In 1832 J. Britton wrote the following of the Okehampton Giglet Fair:
“On the Saturday before Christmas a great cattle market is held here; and on the Saturday after Christmas, is a great holiday-fair, called a ‘Giglet,’ or ‘Giglet Market’; that is, a wife market; at which the most rustic swain, if weary of his bachelorship, is privileged with self-introduction to any disengaged fair one who may attract his particular fancy.”
A “giglet or giglot” is a giddy young woman or a wanton woman hence the name of the fair. The Giglet fair was never chartered but occurred on the first Saturday after Christmas. There were several old custom associated with the fair, firstly it was used for ‘hirings’ which meant that prospective employers and employees could meet and arrange terms and contracts. Secondly, it was the ancient custom that the young farmhands who were lucky enough to have be given the day off could drink ale at the local inns and taverns at their masters expense. Finally and probably more importantly to the men of the area was the tradition that they could claim as kiss from any girl that caught their eye. Also any girl could introduce herself to any man that she wished without fear of appearing ‘forward’. During the rest of the year this would have been deeply frowned upon and the girl branded a ‘wanton’ woman. There would be various stalls selling trinkets, fairings and produce. Later in the evening a dance would be held in an old barn with a fiddler to provide the music. As with any fair the evening usually ended with drunken brawling and maybe one or two of the ‘maids’ going a bit further than they should thus ending up with an unexpected reminder of the fair.
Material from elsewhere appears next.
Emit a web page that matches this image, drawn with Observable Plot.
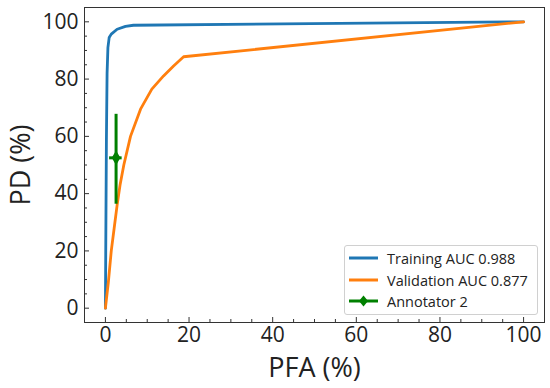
<!DOCTYPE html>
<html><head><meta charset="utf-8">
<script src="https://cdn.jsdelivr.net/npm/d3@7"></script>
<script src="https://cdn.jsdelivr.net/npm/@observablehq/plot@0.6"></script>
<style>
body{margin:0;background:#fff;}
#wrap{position:relative;width:550px;height:388px;font-family:"Open Sans",sans-serif;}
.legend{position:absolute;left:344px;top:245px;width:192px;height:68px;border:1px solid #d0d0d0;border-radius:3px;background:rgba(255,255,255,0.85);}
.item{position:absolute;left:3px;height:20px;display:flex;align-items:center;font-size:14.5px;color:#222;white-space:nowrap;}
.item svg{margin-right:8px;}
</style></head><body><div id="wrap"></div>
<script>
// Training ROC curve (PFA %, PD %)
const trainingX = [0, 0.24, 0.4, 0.6, 0.9, 1.4, 2.8, 4.8, 6.7, 100];
const trainingY = [0, 59, 82, 91, 94.5, 95.7, 97.4, 98.4, 98.8, 100];
// Validation ROC curve
const validationX = [0, 0.7, 1.4, 2.1, 2.8, 3.5, 4.4, 6, 8.4, 11.1, 13.9, 16.3, 18.7, 100];
const validationY = [0, 9, 20, 28, 36, 43, 50, 60, 69.5, 76.5, 81.1, 84.6, 87.8, 100];
// Annotator 2 point with error bars
const annotatorX = [2.55];
const annotatorY = [52.5];
const annotatorXLow = [1.0];
const annotatorXHigh = [4.0];
const annotatorYLow = [36.3];
const annotatorYHigh = [67.7];
// Ticks
const xMajor = [0, 20, 40, 60, 80, 100];
const xMinor = [5, 10, 15, 25, 30, 35, 45, 50, 55, 65, 70, 75, 85, 90, 95];
const yMajor = [0, 20, 40, 60, 80, 100];
const yMinor = [5, 10, 15, 25, 30, 35, 45, 50, 55, 65, 70, 75, 85, 90, 95];
const seriesNames = ["Training AUC 0.988", "Validation AUC 0.877", "Annotator 2"];
const seriesColors = ["#1f77b4", "#ff7f0e", "#008000"];

const training = trainingX.map((x, i) => ({x, y: trainingY[i]}));
const validation = validationX.map((x, i) => ({x, y: validationY[i]}));
const annot = annotatorX.map((x, i) => ({x, y: annotatorY[i], x1: annotatorXLow[i], x2: annotatorXHigh[i], y1: annotatorYLow[i], y2: annotatorYHigh[i]}));

const font = '"Open Sans", sans-serif';
const chart = Plot.plot({
  width: 550, height: 388,
  marginLeft: 84, marginRight: 6, marginTop: 7, marginBottom: 66,
  style: {fontFamily: font, color: "#222", background: "white"},
  x: {domain: [-5, 105]},
  y: {domain: [-5, 105]},
  marks: [
    Plot.line(training, {x: "x", y: "y", stroke: seriesColors[0], strokeWidth: 2.8}),
    Plot.line(validation, {x: "x", y: "y", stroke: seriesColors[1], strokeWidth: 2.8}),
    Plot.ruleX(annot, {x: "x", y1: "y1", y2: "y2", stroke: seriesColors[2], strokeWidth: 3}),
    Plot.ruleY(annot, {y: "y", x1: "x1", x2: "x2", stroke: seriesColors[2], strokeWidth: 3}),
    Plot.dot(annot, {x: "x", y: "y", symbol: "diamond", r: 4.5, fill: seriesColors[2], stroke: "none"}),
    Plot.frame({stroke: "#333", strokeWidth: 1}),
    // inward ticks
    Plot.axisX(xMajor, {anchor: "bottom", tickSize: 5, dy: -5, fill: "none", stroke: "#333", label: null}),
    Plot.axisX(xMinor, {anchor: "bottom", tickSize: 3, dy: -3, fill: "none", stroke: "#333", label: null}),
    Plot.axisY(yMajor, {anchor: "left", tickSize: 5, dx: 5, fill: "none", stroke: "#333", label: null}),
    Plot.axisY(yMinor, {anchor: "left", tickSize: 3, dx: 3, fill: "none", stroke: "#333", label: null}),
    // tick labels
    Plot.axisX(xMajor, {anchor: "bottom", tickSize: 0, tickPadding: 5, fontSize: 21, label: null, fill: "#222"}),
    Plot.axisY(yMajor, {anchor: "left", tickSize: 0, tickPadding: 6, fontSize: 21, label: null, fill: "#222"}),
    // axis titles
    Plot.axisX([], {anchor: "bottom", tickSize: 0, fontSize: 27, label: "PFA (%)", labelAnchor: "center", labelArrow: "none", labelOffset: 54, fill: "#222"}),
    Plot.axisY([], {anchor: "left", tickSize: 0, fontSize: 27, label: "PD (%)", labelAnchor: "center", labelArrow: "none", labelOffset: 74, fill: "#222"})
  ]
});
const wrap = document.getElementById("wrap");
wrap.appendChild(chart);

const legend = document.createElement("div");
legend.className = "legend";
const tops = [2, 24, 45];
seriesNames.forEach((name, i) => {
  const item = document.createElement("div");
  item.className = "item";
  item.style.top = tops[i] + "px";
  const sw = d3.create("svg").attr("width", 31).attr("height", 12);
  sw.append("line").attr("x1", 1).attr("x2", 30).attr("y1", 6).attr("y2", 6)
    .attr("stroke", seriesColors[i]).attr("stroke-width", 3);
  if (i === 2) {
    sw.append("path").attr("d", "M15.5,0.5L20,6L15.5,11.5L11,6Z").attr("fill", seriesColors[i]);
  }
  item.appendChild(sw.node());
  const t = document.createElement("span");
  t.textContent = name;
  item.appendChild(t);
  legend.appendChild(item);
});
wrap.appendChild(legend);
</script></body></html>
It is just possible that another commodity sold at the fair was ‘wives’. Tradition said that if a man purchased a wife at a fair and then led her home by a halter which was not taken off until they reached the house then the couple were deemed man and wife. Baring Gould notes one example which occurred in his parish, Henry Frise was known as a local poet and one day he went to Okehampton Fair, sadly Baring Gould does not say which of the Okehampton fairs it was but it may have been the Giglet Fair. Here he bought a ‘wife’ for half a crown and duely led her the twelve miles back to his house by a halter around her neck. Word got out that Henry was bringing home a new wife and by the time they reached their destination village the whole village had turned out to watch the spectacle. It did not take long for the local squire and vicar to intercede on the matter. When questioned Frise firmly held his belief that not only had he bought her at the market, but had led her home, with the halter in his hand, and he’d take his bible oath that he never took the halter off her till she had crossed his doorstep and he had shut the door. The squire and the vicar tried to convince the man that what he had done was both immoral and illegal to which Frise replied: “I don’t care, her’s my wife, as sure as if we was spliced at the altar, for and because I paid half a crown, and never took off the halter till her was in my house; lor’ bless yer honours, you may ask anyone if that ain’t marriage, good, sound and Christian and every one will tell you ’tis.” This instance is by no means the only wife sale on Dartmoor and indeed Devon, there are several other examples such as at Chagford.